▶ **STATED GOAL**
For this exercise, repeat all of the material verbatim apart from its images.

▶ **MATERIAL**
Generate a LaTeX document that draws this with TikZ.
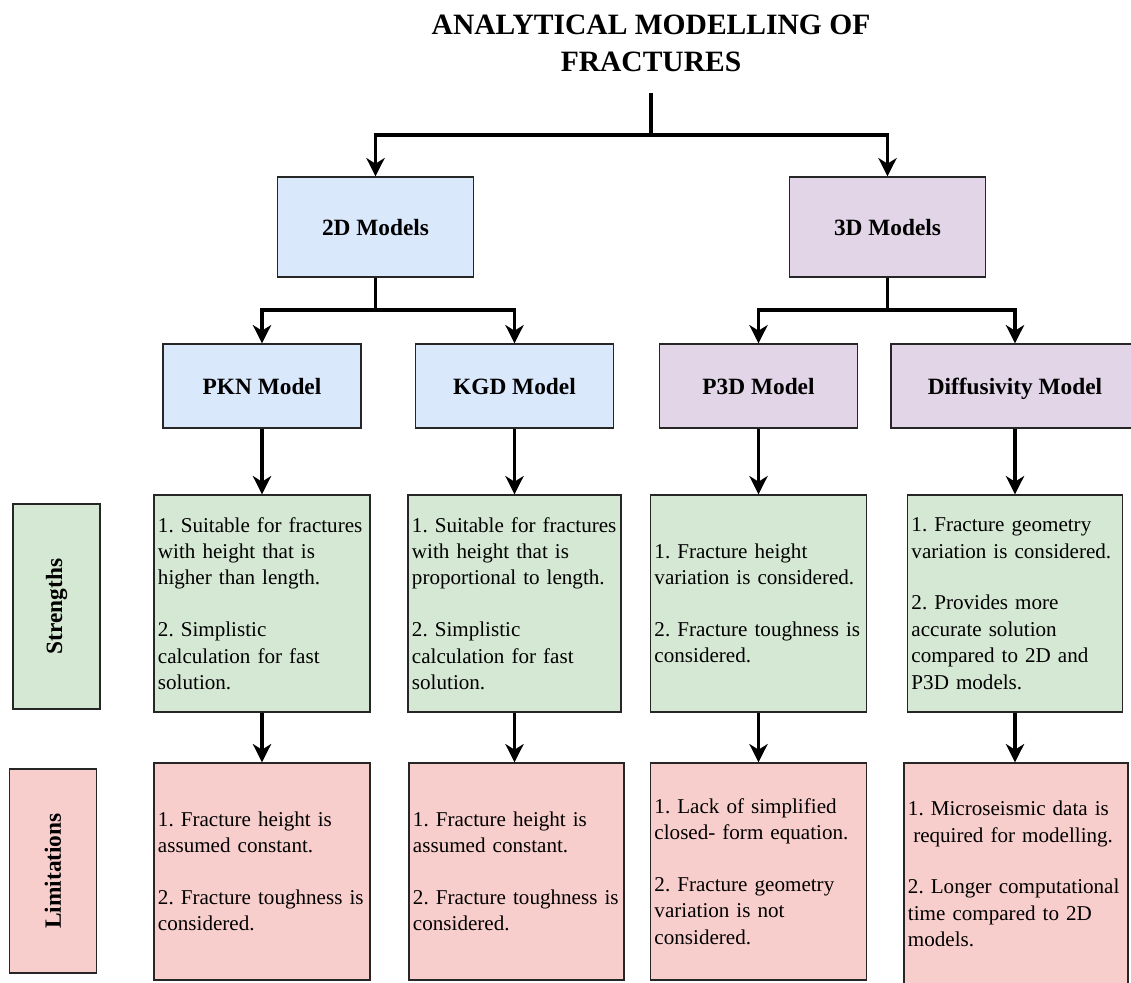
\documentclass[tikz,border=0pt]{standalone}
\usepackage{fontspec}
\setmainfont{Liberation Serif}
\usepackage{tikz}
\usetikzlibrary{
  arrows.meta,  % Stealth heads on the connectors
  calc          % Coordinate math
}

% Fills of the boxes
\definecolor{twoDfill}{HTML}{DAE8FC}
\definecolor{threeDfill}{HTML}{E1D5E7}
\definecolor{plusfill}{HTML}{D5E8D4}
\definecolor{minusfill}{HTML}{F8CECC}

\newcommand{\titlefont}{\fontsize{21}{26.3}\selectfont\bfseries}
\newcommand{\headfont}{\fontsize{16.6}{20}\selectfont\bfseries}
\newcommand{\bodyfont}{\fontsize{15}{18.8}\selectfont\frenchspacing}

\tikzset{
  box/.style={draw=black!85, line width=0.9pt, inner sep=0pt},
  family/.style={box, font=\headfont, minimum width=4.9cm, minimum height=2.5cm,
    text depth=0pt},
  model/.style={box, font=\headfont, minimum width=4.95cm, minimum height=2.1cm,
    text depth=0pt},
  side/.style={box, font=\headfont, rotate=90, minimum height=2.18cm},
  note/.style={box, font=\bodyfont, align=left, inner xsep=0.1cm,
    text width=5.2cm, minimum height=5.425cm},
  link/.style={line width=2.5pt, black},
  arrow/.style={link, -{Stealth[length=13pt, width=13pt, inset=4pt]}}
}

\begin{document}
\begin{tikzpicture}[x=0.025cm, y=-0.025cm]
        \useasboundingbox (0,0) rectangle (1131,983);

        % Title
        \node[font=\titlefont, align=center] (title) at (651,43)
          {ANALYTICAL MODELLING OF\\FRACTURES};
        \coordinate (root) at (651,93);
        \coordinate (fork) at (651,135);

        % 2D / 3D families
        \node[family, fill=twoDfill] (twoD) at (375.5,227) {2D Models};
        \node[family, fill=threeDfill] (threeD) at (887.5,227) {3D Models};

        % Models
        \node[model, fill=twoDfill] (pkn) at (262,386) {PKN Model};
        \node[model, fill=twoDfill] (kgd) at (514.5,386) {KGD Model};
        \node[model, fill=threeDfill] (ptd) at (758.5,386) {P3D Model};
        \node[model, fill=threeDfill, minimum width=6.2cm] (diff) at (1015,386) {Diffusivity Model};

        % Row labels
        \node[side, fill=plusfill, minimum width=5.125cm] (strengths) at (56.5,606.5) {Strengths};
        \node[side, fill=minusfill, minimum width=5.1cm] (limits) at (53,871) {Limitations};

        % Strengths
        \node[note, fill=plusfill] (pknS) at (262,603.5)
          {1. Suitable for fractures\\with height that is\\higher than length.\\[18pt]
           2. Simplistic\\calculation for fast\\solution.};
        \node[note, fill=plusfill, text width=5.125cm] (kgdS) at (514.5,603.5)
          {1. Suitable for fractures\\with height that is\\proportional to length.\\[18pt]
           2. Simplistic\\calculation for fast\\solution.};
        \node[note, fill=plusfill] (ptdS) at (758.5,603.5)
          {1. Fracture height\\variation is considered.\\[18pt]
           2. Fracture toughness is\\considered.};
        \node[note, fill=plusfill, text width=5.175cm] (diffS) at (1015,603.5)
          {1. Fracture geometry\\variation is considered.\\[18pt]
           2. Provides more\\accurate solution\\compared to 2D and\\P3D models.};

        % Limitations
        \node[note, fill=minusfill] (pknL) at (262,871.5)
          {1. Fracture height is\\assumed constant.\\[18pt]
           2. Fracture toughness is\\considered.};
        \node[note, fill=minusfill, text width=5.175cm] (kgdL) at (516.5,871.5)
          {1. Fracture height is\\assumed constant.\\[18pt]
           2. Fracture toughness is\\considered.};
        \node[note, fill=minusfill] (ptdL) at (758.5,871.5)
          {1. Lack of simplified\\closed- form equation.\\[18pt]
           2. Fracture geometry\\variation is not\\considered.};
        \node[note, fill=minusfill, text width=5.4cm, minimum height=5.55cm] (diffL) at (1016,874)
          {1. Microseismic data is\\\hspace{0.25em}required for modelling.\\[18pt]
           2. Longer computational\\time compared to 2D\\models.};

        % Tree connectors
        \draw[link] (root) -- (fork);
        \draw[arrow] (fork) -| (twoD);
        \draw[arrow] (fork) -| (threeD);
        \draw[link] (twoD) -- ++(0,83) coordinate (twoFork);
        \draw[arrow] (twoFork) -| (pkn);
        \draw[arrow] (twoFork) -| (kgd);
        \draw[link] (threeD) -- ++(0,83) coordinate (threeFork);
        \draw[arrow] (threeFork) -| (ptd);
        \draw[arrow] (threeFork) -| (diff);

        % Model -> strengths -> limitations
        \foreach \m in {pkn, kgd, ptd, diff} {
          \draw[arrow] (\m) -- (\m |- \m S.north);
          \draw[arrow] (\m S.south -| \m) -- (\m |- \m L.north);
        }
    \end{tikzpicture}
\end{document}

▶ **RESPONSE TO THE TASK**
Generate a LaTeX document that draws this with TikZ.
\documentclass[tikz,border=0pt]{standalone}
\usepackage{fontspec}
\setmainfont{Liberation Serif}
\usepackage{tikz}
\usetikzlibrary{
  arrows.meta,  % Stealth heads on the connectors
  calc          % Coordinate math
}

% Fills of the boxes
\definecolor{twoDfill}{HTML}{DAE8FC}
\definecolor{threeDfill}{HTML}{E1D5E7}
\definecolor{plusfill}{HTML}{D5E8D4}
\definecolor{minusfill}{HTML}{F8CECC}

\newcommand{\titlefont}{\fontsize{21}{26.3}\selectfont\bfseries}
\newcommand{\headfont}{\fontsize{16.6}{20}\selectfont\bfseries}
\newcommand{\bodyfont}{\fontsize{15}{18.8}\selectfont\frenchspacing}

\tikzset{
  box/.style={draw=black!85, line width=0.9pt, inner sep=0pt},
  family/.style={box, font=\headfont, minimum width=4.9cm, minimum height=2.5cm,
    text depth=0pt},
  model/.style={box, font=\headfont, minimum width=4.95cm, minimum height=2.1cm,
    text depth=0pt},
  side/.style={box, font=\headfont, rotate=90, minimum height=2.18cm},
  note/.style={box, font=\bodyfont, align=left, inner xsep=0.1cm,
    text width=5.2cm, minimum height=5.425cm},
  link/.style={line width=2.5pt, black},
  arrow/.style={link, -{Stealth[length=13pt, width=13pt, inset=4pt]}}
}

\begin{document}
\begin{tikzpicture}[x=0.025cm, y=-0.025cm]
        \useasboundingbox (0,0) rectangle (1131,983);

        % Title
        \node[font=\titlefont, align=center] (title) at (651,43)
          {ANALYTICAL MODELLING OF\\FRACTURES};
        \coordinate (root) at (651,93);
        \coordinate (fork) at (651,135);

        % 2D / 3D families
        \node[family, fill=twoDfill] (twoD) at (375.5,227) {2D Models};
        \node[family, fill=threeDfill] (threeD) at (887.5,227) {3D Models};

        % Models
        \node[model, fill=twoDfill] (pkn) at (262,386) {PKN Model};
        \node[model, fill=twoDfill] (kgd) at (514.5,386) {KGD Model};
        \node[model, fill=threeDfill] (ptd) at (758.5,386) {P3D Model};
        \node[model, fill=threeDfill, minimum width=6.2cm] (diff) at (1015,386) {Diffusivity Model};

        % Row labels
        \node[side, fill=plusfill, minimum width=5.125cm] (strengths) at (56.5,606.5) {Strengths};
        \node[side, fill=minusfill, minimum width=5.1cm] (limits) at (53,871) {Limitations};

        % Strengths
        \node[note, fill=plusfill] (pknS) at (262,603.5)
          {1. Suitable for fractures\\with height that is\\higher than length.\\[18pt]
           2. Simplistic\\calculation for fast\\solution.};
        \node[note, fill=plusfill, text width=5.125cm] (kgdS) at (514.5,603.5)
          {1. Suitable for fractures\\with height that is\\proportional to length.\\[18pt]
           2. Simplistic\\calculation for fast\\solution.};
        \node[note, fill=plusfill] (ptdS) at (758.5,603.5)
          {1. Fracture height\\variation is considered.\\[18pt]
           2. Fracture toughness is\\considered.};
        \node[note, fill=plusfill, text width=5.175cm] (diffS) at (1015,603.5)
          {1. Fracture geometry\\variation is considered.\\[18pt]
           2. Provides more\\accurate solution\\compared to 2D and\\P3D models.};

        % Limitations
        \node[note, fill=minusfill] (pknL) at (262,871.5)
          {1. Fracture height is\\assumed constant.\\[18pt]
           2. Fracture toughness is\\considered.};
        \node[note, fill=minusfill, text width=5.175cm] (kgdL) at (516.5,871.5)
          {1. Fracture height is\\assumed constant.\\[18pt]
           2. Fracture toughness is\\considered.};
        \node[note, fill=minusfill] (ptdL) at (758.5,871.5)
          {1. Lack of simplified\\closed- form equation.\\[18pt]
           2. Fracture geometry\\variation is not\\considered.};
        \node[note, fill=minusfill, text width=5.4cm, minimum height=5.55cm] (diffL) at (1016,874)
          {1. Microseismic data is\\\hspace{0.25em}required for modelling.\\[18pt]
           2. Longer computational\\time compared to 2D\\models.};

        % Tree connectors
        \draw[link] (root) -- (fork);
        \draw[arrow] (fork) -| (twoD);
        \draw[arrow] (fork) -| (threeD);
        \draw[link] (twoD) -- ++(0,83) coordinate (twoFork);
        \draw[arrow] (twoFork) -| (pkn);
        \draw[arrow] (twoFork) -| (kgd);
        \draw[link] (threeD) -- ++(0,83) coordinate (threeFork);
        \draw[arrow] (threeFork) -| (ptd);
        \draw[arrow] (threeFork) -| (diff);

        % Model -> strengths -> limitations
        \foreach \m in {pkn, kgd, ptd, diff} {
          \draw[arrow] (\m) -- (\m |- \m S.north);
          \draw[arrow] (\m S.south -| \m) -- (\m |- \m L.north);
        }
    \end{tikzpicture}
\end{document}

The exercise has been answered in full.